SuperOffice incident

Performance issue in login service. Some users are unable to connect.

SuperOffice experienced a major incident on May 14, 2024, lasting 34m. The incident has been resolved; the full update timeline is below.

Started: May 14, 2024, 07:41 AM UTC
Resolved: May 14, 2024, 08:15 AM UTC
Duration: 34m
Detected by Pingoru: May 14, 2024, 07:41 AM UTC

Update timeline

investigating May 14, 2024, 07:41 AM UTC

We are currently investigating this issue.
identified May 14, 2024, 07:49 AM UTC

The issue has been identified and a fix is being implemented.
monitoring May 14, 2024, 07:58 AM UTC

A fix has been implemented and we are monitoring the results.
resolved May 14, 2024, 08:15 AM UTC

This incident has been resolved.
postmortem May 29, 2024, 01:33 PM UTC

**Date:** May 14th **Start Time:** 09:15 AM **End Time:** 10:40 AM **Impact:** Webserver performance degradation, Authentication service instability, and user login problems. ## Summary On May 14th, an update to our security infrastructure involving the renewal of a SSL certificate on the frontend load balancer inadvertently triggered a rebalancing process across backend load balancers.
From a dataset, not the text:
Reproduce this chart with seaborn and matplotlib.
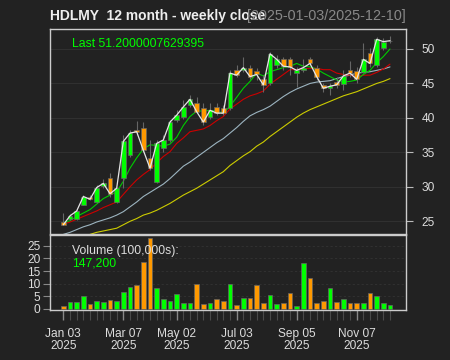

This unexpected behavior led to an excessive load on our authentication service, rendering it unresponsive and preventing all users from accessing their work. **Timeline of Events:** * **Renewal of SSL Certificate:** The certificate was successfully renewed on the front-end load balancer. * **Unintended Consequences:** Subsequent to the renewal, the backend load balancer initiated a rebalance of customer loads. * **Authentication Service Overload:** The rebalance resulted in a heavy load on the authentication service, leading to a system-wide inability for user operations. * **Resolution:** The issue was addressed by performing a restart of the authentication service. * **Service Restoration:** Normal service functionality was restored at approximately 10:50 AM. **Corrective Measures:** To prevent future occurrences of this nature, we are: * Implementing additional monitoring alerts for early detection of abnormal load patterns. * Reviewing the change-management procedures to ensure better handling of critical infrastructure updates. * Conducting a thorough investigation to understand the interdependencies between service components during maintenance tasks. We apologize for any inconvenience caused and appreciate your understanding as we continuously strive to improve our services.